Description
In this column written for The Louisville Defender, Bayard Rustin challenges progressive leaders and Black communities to stop avoiding the topic of crime. He argues that top conservative officials—including President Richard Nixon, Vice President Spiro Agnew, and Attorney General John Mitchell—regularly use "law and order" as a cheap slogan to exploit white fear and prejudice. However, Rustin insists that progressives must not abandon the issue, because Black citizens are the primary victims of both violent crime and organized illegal syndicates. He highlights a government study proving that the overwhelming number of crimes against whites are committed by other whites, dismantling the racist myth that crime consists mostly of Black-on-white violence.
The column details Rustin's specific requirements for a fair and effective anti-crime program, which he notes will cost billions of dollars. He strongly rejects Nixon's D.C. crime bill because it relies on cheap, repressive measures like "no-knock" police raids and holding suspects without bail.

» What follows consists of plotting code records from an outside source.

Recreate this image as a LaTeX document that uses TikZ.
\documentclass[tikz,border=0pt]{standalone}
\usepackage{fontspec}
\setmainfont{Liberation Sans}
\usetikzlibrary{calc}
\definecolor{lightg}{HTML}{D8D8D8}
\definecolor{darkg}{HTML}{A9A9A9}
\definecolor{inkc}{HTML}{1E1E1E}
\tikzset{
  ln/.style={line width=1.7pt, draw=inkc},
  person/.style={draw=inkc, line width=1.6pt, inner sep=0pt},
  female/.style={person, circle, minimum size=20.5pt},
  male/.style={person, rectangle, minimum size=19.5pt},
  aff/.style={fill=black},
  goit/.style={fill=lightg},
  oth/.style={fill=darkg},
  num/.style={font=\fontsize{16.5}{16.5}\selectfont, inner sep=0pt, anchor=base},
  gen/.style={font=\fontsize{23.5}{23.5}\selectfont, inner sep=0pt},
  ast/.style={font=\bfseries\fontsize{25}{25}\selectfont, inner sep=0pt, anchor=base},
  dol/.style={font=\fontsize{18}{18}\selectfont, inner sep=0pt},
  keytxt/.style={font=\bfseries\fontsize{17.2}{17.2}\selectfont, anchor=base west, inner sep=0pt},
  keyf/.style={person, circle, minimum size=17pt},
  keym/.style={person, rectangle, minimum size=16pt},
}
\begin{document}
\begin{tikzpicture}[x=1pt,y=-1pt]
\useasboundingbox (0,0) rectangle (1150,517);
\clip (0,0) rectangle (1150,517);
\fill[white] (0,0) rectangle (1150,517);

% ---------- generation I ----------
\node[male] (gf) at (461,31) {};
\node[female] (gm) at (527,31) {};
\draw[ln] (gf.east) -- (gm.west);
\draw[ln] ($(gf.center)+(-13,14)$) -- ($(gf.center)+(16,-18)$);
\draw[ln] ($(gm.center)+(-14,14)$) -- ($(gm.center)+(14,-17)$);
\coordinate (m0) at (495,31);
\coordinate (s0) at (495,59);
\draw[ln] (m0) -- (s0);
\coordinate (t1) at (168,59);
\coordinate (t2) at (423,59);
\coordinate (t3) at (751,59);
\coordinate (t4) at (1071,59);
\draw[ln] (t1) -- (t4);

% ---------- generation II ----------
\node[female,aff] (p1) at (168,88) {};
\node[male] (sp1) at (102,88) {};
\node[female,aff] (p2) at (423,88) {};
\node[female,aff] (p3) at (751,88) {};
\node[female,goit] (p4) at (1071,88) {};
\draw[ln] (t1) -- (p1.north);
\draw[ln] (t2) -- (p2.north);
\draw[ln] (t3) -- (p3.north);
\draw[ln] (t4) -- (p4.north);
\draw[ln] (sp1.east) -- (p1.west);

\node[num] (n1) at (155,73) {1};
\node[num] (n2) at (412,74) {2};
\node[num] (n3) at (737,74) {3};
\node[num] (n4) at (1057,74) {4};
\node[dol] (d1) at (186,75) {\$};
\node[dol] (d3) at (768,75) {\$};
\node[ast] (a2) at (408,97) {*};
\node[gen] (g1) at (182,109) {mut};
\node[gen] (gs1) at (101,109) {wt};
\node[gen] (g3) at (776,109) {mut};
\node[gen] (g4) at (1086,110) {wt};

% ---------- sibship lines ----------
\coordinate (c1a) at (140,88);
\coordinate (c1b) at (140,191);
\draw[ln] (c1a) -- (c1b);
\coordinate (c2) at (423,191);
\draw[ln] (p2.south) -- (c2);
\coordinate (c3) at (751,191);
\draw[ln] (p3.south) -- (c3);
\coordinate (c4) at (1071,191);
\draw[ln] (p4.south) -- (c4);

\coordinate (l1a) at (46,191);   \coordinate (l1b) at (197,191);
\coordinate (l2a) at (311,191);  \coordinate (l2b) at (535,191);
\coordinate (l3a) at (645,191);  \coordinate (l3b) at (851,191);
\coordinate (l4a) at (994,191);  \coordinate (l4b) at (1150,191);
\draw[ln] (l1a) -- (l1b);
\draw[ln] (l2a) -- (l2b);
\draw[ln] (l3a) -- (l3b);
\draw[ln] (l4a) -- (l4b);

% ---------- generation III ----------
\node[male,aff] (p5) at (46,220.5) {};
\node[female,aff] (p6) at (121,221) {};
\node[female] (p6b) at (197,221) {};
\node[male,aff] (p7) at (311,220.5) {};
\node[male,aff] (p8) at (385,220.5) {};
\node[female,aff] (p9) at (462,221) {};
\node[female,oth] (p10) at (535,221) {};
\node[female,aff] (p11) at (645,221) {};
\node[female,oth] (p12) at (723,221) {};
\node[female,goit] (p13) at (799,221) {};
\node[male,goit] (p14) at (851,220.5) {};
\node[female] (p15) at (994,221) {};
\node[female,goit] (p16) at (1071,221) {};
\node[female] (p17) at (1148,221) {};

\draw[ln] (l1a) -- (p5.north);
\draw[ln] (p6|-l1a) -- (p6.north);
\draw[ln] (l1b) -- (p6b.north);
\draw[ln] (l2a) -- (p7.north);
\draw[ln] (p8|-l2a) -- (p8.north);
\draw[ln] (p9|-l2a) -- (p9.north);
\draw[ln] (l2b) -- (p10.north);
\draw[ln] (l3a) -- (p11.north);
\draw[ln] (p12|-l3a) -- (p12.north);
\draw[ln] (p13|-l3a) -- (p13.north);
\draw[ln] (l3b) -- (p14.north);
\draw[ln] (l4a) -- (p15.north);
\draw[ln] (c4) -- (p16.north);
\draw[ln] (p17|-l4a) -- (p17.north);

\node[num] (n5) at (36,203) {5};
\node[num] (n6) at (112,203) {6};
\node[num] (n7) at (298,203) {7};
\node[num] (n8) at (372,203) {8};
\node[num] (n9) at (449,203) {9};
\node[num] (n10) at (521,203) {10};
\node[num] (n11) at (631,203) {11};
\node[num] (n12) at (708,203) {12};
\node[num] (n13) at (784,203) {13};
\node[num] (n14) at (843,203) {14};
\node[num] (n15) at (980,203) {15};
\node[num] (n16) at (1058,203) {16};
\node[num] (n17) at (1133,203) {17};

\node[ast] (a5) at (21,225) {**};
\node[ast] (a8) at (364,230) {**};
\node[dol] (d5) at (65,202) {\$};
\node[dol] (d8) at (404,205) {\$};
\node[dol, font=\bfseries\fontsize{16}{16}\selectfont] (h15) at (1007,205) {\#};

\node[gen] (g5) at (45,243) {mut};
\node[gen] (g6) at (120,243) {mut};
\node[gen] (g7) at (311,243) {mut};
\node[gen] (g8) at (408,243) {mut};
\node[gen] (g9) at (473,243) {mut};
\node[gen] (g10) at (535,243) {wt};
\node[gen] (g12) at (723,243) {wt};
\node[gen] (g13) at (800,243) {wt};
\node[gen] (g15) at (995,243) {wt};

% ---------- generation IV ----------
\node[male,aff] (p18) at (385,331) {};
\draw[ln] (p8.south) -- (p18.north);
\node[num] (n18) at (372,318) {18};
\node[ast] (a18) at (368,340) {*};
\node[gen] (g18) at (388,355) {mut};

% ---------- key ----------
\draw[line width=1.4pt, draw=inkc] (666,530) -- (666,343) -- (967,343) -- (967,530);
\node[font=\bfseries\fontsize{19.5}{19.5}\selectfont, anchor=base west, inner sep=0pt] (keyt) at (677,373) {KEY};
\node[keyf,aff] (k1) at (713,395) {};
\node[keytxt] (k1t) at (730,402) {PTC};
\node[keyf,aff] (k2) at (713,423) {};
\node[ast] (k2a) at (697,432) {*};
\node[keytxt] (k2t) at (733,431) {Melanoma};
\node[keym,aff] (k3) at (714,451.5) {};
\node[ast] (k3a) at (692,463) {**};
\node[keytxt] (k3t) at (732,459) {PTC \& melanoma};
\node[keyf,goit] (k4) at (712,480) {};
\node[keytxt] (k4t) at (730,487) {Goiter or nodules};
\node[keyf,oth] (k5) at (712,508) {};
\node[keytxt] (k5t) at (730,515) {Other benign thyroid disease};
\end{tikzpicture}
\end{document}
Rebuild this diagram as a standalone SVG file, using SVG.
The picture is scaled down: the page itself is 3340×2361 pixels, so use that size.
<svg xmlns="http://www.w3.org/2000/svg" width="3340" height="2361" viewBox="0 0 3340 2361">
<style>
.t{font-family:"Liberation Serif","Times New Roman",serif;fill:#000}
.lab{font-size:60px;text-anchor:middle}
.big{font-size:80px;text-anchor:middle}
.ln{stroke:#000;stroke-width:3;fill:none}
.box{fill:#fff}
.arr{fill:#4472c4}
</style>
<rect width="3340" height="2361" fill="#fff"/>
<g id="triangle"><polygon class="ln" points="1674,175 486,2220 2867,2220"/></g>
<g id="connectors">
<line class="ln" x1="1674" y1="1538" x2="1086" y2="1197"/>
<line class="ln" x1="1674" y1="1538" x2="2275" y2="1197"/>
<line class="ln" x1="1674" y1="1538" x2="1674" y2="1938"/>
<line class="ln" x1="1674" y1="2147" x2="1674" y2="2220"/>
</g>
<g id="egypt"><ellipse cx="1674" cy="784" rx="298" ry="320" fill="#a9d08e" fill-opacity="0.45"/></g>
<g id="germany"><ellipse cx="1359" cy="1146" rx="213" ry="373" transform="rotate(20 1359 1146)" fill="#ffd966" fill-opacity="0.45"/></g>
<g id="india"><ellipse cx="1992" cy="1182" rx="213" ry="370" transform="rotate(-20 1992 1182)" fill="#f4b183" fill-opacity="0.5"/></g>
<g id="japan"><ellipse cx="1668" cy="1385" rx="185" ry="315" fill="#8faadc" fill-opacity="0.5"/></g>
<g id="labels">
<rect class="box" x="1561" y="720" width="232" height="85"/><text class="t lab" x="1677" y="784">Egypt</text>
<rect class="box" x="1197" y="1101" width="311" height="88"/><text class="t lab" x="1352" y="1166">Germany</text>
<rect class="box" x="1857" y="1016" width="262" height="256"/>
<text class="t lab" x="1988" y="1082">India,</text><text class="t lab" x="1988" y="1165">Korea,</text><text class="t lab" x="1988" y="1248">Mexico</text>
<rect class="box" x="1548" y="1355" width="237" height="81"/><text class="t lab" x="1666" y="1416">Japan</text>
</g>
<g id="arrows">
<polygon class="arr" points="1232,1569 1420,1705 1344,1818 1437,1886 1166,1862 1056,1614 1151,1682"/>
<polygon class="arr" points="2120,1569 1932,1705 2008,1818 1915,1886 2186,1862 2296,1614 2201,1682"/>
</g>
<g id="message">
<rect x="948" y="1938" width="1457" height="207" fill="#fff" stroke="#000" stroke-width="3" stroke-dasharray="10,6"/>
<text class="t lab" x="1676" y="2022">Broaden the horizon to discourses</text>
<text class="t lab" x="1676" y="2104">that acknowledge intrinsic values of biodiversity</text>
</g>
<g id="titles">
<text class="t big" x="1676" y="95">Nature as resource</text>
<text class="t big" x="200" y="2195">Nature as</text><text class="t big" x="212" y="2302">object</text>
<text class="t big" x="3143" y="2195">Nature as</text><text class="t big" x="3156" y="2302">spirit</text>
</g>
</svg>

Instead, Rustin demands a massive federal funding package to construct modern correctional facilities to eliminate prison overcrowding and root out internal police corruption. Backing a proposal by Supreme Court Chief Justice Warren Burger, Rustin also calls for an entire overhaul of the court system to ensure a strict 60-day limit between arrest and trial. He concludes that the absolute bedrock of any anti-crime program must be full employment, pointing out that high crime rates are an inevitable result of a 34.9% unemployment rate among Black youth.
Historical Context
The late autumn of 1970 represented a conservative turning point in American politics, driven by the Nixon administration's highly successful execution of its "Southern Strategy." This was a political plan to win over white Southern voters and working-class Northerners by slowing down federal enforcement of civil rights laws and openly opposing court-ordered school integration.
To win over these white conservative voters, the White House launched an aggressive public relations campaign focused heavily on "law and order" and anti-protest rhetoric, which resulted in the passage of the D.C. Crime Bill that gave police dangerous "no-knock" raid powers and allowed the government to hold suspects without bail. This political environment put civil rights organizations on the defensive, as legitimate community safety concerns were routinely weaponized by the state to justify harsh police crackdowns and roll back progressive social programs.
This domestic crisis was further highlighted by a wave of violent prison rebellions across the country, fueled by terrible overcrowding, systemic racism, and the lack of basic legal rights for inmates. Traditional civil rights leaders found themselves caught in a difficult bind; they wanted to protect citizens from police brutality, but they also had to address the real economic drain of crime inside segregated urban neighborhoods. Rustin’s column captures the exact historical moment where social democracy strategists tried to reclaim the narrative from political reactionaries. By linking local crime rates directly to the absence of work and the systemic failure of the prison system, Rustin sought to turn a repressive conversation into a structural demand for jobs and institutional accountability.
Rustin, Bayard. "Bayard Rustin Tells It Like It Is: Let's Talk Sense About Crime." The Louisville Defender, December 3, 1970, p. 4.